Four different approaches to satisfying the state Supreme Court’s order to fully fund basic education are theoretically in play in Olympia. Which is another way of saying no plan has yet to achieve bipartisan support in both chambers.
For those tracking the activity, the Washington Research Council has published a policy brief comparing the proposals. It’s a detailed side-by-side analysis. As the Council concludes, there are major differences and issues to be resolved.
The House-passed bill was proposed without a revenue source to fund the new spending. Meanwhile, although the Senate-passed bill would make use of a levy swap, it would also partially rely on finding savings in the budget. Eventually legislators will have to decide where to find the money. As with all policy proposals, the fate of the McCleary plan (whatever it ends up being) is inextricably linked to the biennial budget negotiations.
And Austin Jenkins, with the Northwest News Network, reports the budget endgame may be months away.
So far Senate Republicans have passed a property tax swap plan. House Democrats have passed a plan that calls for billions more for education, but they haven’t identified the sources of that funding.
Right now it feels like moves on a chess board and in terms of a final deal both sides are still very much far apart. I think you’re going to see a combination of serious policy work, political gamesmanship and eventually probably serious negotiation.
But I don’t think anyone here thinks they’re going to get a deal by the last day of session, which is April 23.
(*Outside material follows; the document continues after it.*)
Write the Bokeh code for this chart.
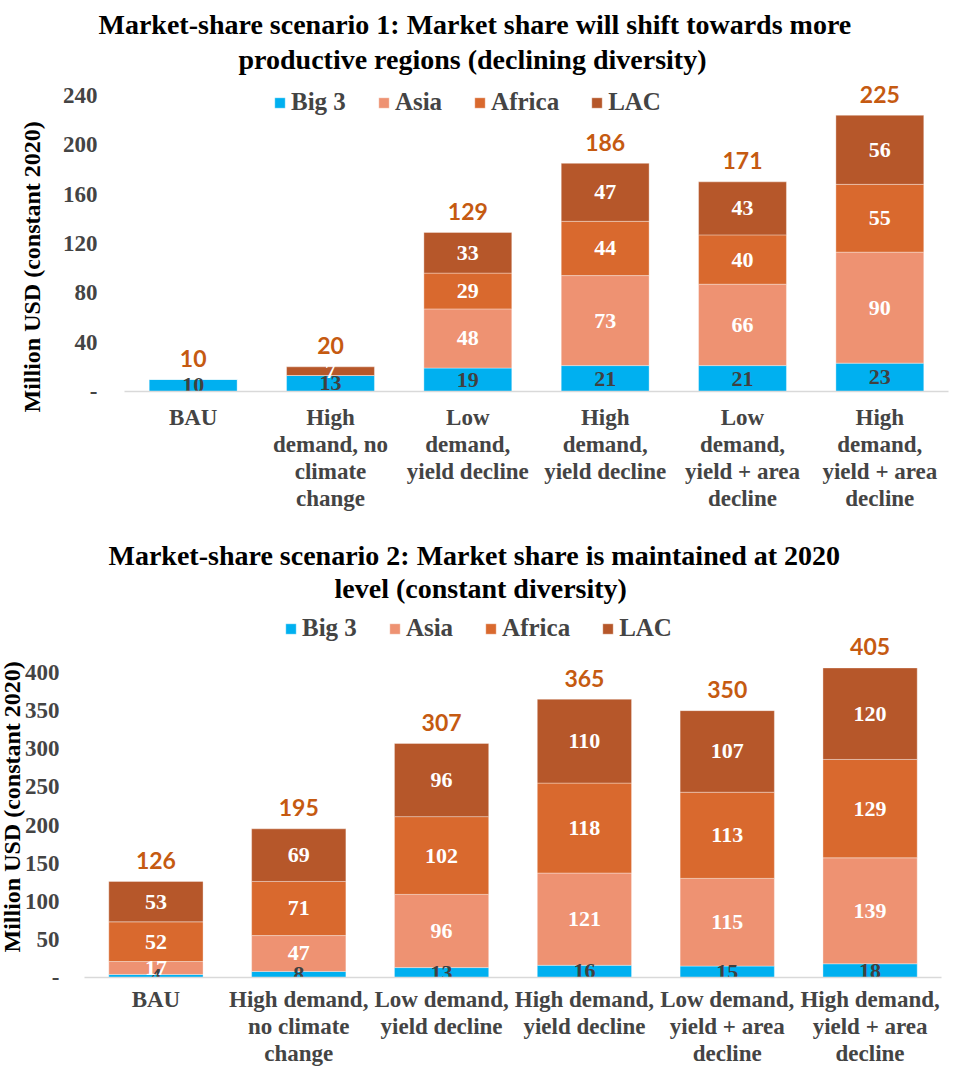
from bokeh.plotting import figure
from bokeh.models import (ColumnDataSource, FactorRange, Range1d, FixedTicker,
                          Legend, LegendItem, Title)
from bokeh.embed import file_html
from bokeh.resources import INLINE
from bokeh.core.properties import value

# ---------------- data ----------------
series = ["Big 3", "Asia", "Africa", "LAC"]
keys = ["big3", "asia", "africa", "lac"]
colors = ["#00B0F0", "#EE9272", "#D9692E", "#B6572A"]
y_title = "Million USD (constant 2020)"

title1 = ["Market-share scenario 1: Market share will shift towards more",
          "productive regions (declining diversity)"]
cats1 = ["BAU", "High\ndemand, no\nclimate\nchange", "Low\ndemand,\nyield decline",
         "High\ndemand,\nyield decline", "Low\ndemand,\nyield + area\ndecline",
         "High\ndemand,\nyield + area\ndecline"]
big3_1 = [10, 13, 19, 21, 21, 23]
asia_1 = [0, 0, 48, 73, 66, 90]
africa_1 = [0, 0, 29, 44, 40, 55]
lac_1 = [0, 7, 33, 47, 43, 56]
totals_1 = [10, 20, 129, 186, 171, 225]
yticks_1 = [0, 40, 80, 120, 160, 200, 240]

title2 = ["Market-share scenario 2: Market share is maintained at 2020",
          "level (constant diversity)"]
cats2 = ["BAU", "High demand,\nno climate\nchange", "Low demand,\nyield decline",
         "High demand,\nyield decline", "Low demand,\nyield + area\ndecline",
         "High demand,\nyield + area\ndecline"]
big3_2 = [4, 8, 13, 16, 15, 18]
asia_2 = [17, 47, 96, 121, 115, 139]
africa_2 = [52, 71, 102, 118, 113, 129]
lac_2 = [53, 69, 96, 110, 107, 120]
totals_2 = [126, 195, 307, 365, 350, 405]
yticks_2 = [0, 50, 100, 150, 200, 250, 300, 350, 400]

SERIF = "Liberation Serif"
TOTAL_COLOR = "#C55A11"


def make_chart(cfg, title, cats, data, totals, yticks):
    left, right, top, bottom = cfg["border"]
    p = figure(width=960, height=cfg["height"], x_range=FactorRange(*cats, range_padding=0),
               y_range=Range1d(0, cfg["y_end"]), output_backend="svg", toolbar_location=None,
               min_border_left=left, min_border_right=right, min_border_top=top,
               min_border_bottom=bottom, outline_line_color=None, title=None)

    src = ColumnDataSource(dict(cat=cats, **{k: v for k, v in zip(keys, data)}))
    rs = p.vbar_stack(keys, x="cat", width=cfg["bar_w"], color=colors, source=src,
                      line_color="white", line_alpha=0.35, line_width=1)

    # segment labels
    base = [0] * len(cats)
    for i, vals in enumerate(data):
        xs, ys, ts = [], [], []
        for j, v in enumerate(vals):
            if v > 0:
                xs.append(cats[j]); ys.append(base[j] + v / 2); ts.append(str(v))
            base[j] += v
        p.text(x=xs, y=ys, text=ts, text_align="center", text_baseline="middle",
               text_font=value(SERIF), text_font_style="bold", text_font_size="22px",
               text_color="#404040" if i == 0 else "white")
    # totals
    p.text(x=cats, y=base, text=[str(t) for t in totals], text_align="center",
           text_baseline="middle", y_offset=-21, text_font=value("Lato"),
           text_font_style="bold", text_font_size="23px", text_color=TOTAL_COLOR)

    legend = Legend(items=[LegendItem(label=s, renderers=[r]) for s, r in zip(series, rs)],
                    orientation="horizontal", location=cfg["legend_loc"], padding=0, margin=0,
                    spacing=31, glyph_width=13, glyph_height=13, label_standoff=5,
                    label_text_font=SERIF, label_text_font_style="bold",
                    label_text_font_size="25px", border_line_color=None,
                    background_fill_alpha=0)
    p.add_layout(legend)

    # title: second line first (closest to the frame), then first line
    for line, off, st in reversed(list(zip(title, cfg["title_off"], cfg["title_standoff"]))):
        p.add_layout(Title(text=line, align="left", offset=off, standoff=st,
                           text_font=SERIF, text_font_style="bold",
                           text_font_size="28px", text_color="black"), "above")

    p.xgrid.grid_line_color = None
    p.ygrid.grid_line_color = None
    ax = p.xaxis[0]
    ax.axis_line_color = "#D9D9D9"
    ax.axis_line_width = 1.5
    ax.major_tick_line_color = None
    ax.minor_tick_line_color = None
    ax.major_tick_out = 0
    ax.major_tick_in = 0
    ax.major_label_standoff = cfg["xlab_standoff"]
    ax.major_label_text_font = SERIF
    ax.major_label_text_font_style = "bold"
    ax.major_label_text_font_size = cfg["xlab_size"]
    ax.major_label_text_line_height = cfg["xlab_lh"]
    ax.major_label_orientation = "horizontal"

    ay = p.yaxis[0]
    ay.ticker = FixedTicker(ticks=yticks)
    ay.major_label_overrides = {0: "-"}
    ay.axis_line_color = None
    ay.major_tick_line_color = None
    ay.minor_tick_line_color = None
    ay.major_tick_out = 0
    ay.major_tick_in = 0
    ay.major_label_standoff = cfg["ytick_standoff"]
    ay.major_label_text_font = SERIF
    ay.major_label_text_font_style = "bold"
    ay.major_label_text_font_size = "23px"

    # y-axis title as a side title, so it can be shifted along the axis like the original
    p.add_layout(Title(text=y_title, align="left", offset=cfg["ylab_off"],
                       standoff=cfg["ylab_standoff"], text_font=SERIF,
                       text_font_style="bold", text_font_size="24px",
                       text_color="black"), "left")
    return p


cfg1 = dict(height=530, border=(124, 12, 80, 139), y_end=252.2, bar_w=0.64,
            legend_loc=(149, 275), title_off=[-26, 114], title_standoff=[-6, 11],
            ylab_off=-21, ylab_standoff=30, ytick_standoff=27,
            xlab_standoff=13, xlab_size="23px", xlab_lh=1.09)
cfg2 = dict(height=539, border=(83, 19, 76, 92), y_end=486.6, bar_w=0.66,
            legend_loc=(200, 335), title_off=[24, 250], title_standoff=[-6, 6],
            ylab_off=25, ylab_standoff=-7, ytick_standoff=25,
            xlab_standoff=9, xlab_size="23px", xlab_lh=1.08)

p1 = make_chart(cfg1, title1, cats1, [big3_1, asia_1, africa_1, lac_1], totals_1, yticks_1)
p2 = make_chart(cfg2, title2, cats2, [big3_2, asia_2, africa_2, lac_2], totals_2, yticks_2)

open("out.html", "w").write(file_html([p1, p2], INLINE))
Among the issues likely to complicate the budget discussions is the expenditure adjustments required to make the Senate plan work without new taxes. According to Crosscut,
After an unusual back-and-forth over how to measure funding levels, nonpartisan state analysts last week released figures confirming that the cost of a key Republican education proposal runs close to $1 billion higher than the original estimates. The early figures showed the plan as requiring about $1.5 billion in savings or cuts from other parts of the budget to pay for increased state funding for schools, but the new estimates show that number is closer to $2.5 billion.
The article reports several ideas are under considered, including this.
Sen. Hans Zeiger, R-Puyallup, said that he thought much of the necessary money might be able to come from simply forestalling funding increases to existing programs, without making deep cuts. Zeiger was central to the original formulation of the plan.
One idea that few are willing to champion are the new taxes proposed last year by the governor, reports the Spokesman-Review.
In a sharp reversal of roles, Senate Republicans voted yes on some $30 billion in higher taxes over the next decade to improve schools, while their Democratic counterparts argued raising taxes should come only after scouring the budget for efficiencies and savings.
What might have seemed to a casual observer as a complete flip on tax policy was actually a bit of partisan theater. The taxes in question aren’t supported by either caucus. They were proposed late last year by Gov. Jay Inslee to pay for his comprehensive overhaul of the state’s public schools and the system that pays for them.
On Day 52 of the 105-day regular session, agreement remains a long way off.